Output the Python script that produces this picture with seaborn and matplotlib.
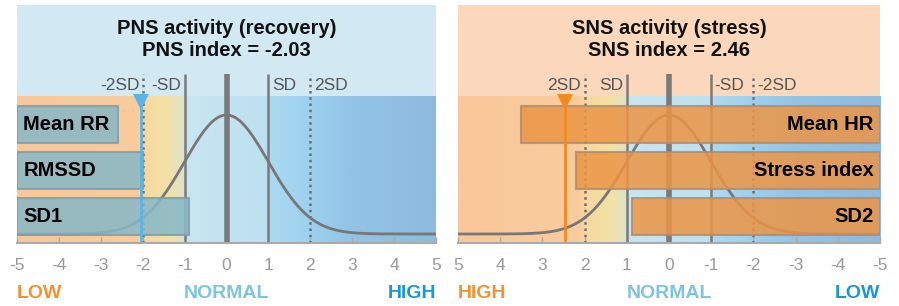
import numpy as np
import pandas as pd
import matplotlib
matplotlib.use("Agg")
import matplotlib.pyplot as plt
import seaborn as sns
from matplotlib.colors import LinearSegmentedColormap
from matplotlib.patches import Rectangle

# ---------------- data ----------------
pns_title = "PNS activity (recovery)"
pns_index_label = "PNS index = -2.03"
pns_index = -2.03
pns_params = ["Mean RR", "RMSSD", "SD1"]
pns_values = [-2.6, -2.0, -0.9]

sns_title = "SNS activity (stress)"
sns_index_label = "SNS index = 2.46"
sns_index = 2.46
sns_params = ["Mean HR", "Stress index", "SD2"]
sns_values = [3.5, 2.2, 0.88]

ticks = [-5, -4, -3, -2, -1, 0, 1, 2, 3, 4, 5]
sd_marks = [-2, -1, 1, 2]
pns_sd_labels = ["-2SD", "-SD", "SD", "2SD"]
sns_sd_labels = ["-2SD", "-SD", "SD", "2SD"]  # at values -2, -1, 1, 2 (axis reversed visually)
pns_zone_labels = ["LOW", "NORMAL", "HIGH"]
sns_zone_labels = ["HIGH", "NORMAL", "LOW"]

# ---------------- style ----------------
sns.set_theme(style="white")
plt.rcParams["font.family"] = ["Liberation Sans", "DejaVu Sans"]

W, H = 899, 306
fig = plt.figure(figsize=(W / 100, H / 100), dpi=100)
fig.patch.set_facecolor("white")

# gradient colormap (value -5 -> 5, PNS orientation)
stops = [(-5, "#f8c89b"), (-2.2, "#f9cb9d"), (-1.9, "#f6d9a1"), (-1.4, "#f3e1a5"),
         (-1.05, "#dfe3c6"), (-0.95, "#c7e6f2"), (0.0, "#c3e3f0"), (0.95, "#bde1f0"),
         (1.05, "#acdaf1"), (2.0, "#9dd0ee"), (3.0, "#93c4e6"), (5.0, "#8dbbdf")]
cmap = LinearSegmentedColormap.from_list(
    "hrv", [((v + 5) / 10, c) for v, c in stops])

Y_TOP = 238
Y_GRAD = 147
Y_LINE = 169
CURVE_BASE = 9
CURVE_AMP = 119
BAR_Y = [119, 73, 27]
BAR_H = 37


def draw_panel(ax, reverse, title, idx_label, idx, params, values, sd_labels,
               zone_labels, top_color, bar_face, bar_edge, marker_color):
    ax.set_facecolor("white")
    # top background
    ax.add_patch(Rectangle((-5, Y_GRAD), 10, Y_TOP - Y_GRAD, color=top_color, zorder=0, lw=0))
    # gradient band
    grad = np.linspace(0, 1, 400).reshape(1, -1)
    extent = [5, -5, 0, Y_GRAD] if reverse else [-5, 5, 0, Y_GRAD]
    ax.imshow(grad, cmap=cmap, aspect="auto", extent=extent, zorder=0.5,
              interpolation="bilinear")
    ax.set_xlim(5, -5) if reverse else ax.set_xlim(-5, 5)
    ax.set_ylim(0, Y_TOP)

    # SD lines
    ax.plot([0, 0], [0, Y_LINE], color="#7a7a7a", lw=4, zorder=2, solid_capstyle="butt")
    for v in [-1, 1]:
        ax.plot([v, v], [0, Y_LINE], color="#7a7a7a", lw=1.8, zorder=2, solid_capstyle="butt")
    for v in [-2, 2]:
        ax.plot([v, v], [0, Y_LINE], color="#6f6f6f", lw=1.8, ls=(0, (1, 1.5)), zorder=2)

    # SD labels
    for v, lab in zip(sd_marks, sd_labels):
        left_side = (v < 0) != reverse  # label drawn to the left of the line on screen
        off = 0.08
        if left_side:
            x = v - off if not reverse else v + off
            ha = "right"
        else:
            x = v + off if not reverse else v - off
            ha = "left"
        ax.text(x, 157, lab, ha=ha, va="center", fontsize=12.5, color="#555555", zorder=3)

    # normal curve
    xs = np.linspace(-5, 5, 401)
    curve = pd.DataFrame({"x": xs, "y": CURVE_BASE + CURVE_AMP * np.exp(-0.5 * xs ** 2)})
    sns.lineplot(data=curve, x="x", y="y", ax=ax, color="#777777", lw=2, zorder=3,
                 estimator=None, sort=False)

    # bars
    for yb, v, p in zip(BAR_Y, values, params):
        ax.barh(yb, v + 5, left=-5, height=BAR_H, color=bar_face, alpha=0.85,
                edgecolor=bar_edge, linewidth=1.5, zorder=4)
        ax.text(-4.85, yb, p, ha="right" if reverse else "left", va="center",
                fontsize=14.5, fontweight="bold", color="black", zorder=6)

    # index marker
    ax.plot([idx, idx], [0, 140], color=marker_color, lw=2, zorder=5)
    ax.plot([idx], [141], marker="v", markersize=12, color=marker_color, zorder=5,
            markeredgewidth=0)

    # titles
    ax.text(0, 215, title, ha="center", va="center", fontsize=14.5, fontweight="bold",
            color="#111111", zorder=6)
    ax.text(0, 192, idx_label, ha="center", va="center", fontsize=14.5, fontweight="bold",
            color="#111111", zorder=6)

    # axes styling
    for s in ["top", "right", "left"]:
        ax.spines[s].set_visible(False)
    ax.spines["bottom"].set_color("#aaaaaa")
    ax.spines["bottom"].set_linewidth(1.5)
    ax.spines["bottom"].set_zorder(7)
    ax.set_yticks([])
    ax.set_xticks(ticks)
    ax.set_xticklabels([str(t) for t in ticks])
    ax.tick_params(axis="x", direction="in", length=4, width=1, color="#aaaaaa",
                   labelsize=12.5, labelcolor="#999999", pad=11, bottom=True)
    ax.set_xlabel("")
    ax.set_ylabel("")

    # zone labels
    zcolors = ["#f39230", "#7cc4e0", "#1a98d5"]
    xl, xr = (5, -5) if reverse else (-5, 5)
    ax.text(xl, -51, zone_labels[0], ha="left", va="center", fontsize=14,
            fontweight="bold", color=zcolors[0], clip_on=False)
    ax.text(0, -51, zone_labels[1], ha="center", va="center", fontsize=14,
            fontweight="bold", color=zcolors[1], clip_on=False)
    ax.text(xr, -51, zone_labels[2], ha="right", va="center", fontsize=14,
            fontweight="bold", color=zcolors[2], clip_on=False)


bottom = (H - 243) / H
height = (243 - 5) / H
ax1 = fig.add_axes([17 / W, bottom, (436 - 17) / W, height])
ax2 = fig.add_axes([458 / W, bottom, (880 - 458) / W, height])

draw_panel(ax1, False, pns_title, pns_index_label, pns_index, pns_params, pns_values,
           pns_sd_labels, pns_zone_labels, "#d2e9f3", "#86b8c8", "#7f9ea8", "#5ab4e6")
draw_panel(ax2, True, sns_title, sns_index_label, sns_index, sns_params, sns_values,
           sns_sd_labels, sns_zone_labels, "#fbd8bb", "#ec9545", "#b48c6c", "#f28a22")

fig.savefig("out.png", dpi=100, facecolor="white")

___

* Problem description
Search the material above for "matplotlib". Pull out each line where it shows up.

* Exercise output
Output the Python script that produces this picture with seaborn and matplotlib.
import matplotlib
matplotlib.use("Agg")
import matplotlib.pyplot as plt
from matplotlib.colors import LinearSegmentedColormap
from matplotlib.patches import Rectangle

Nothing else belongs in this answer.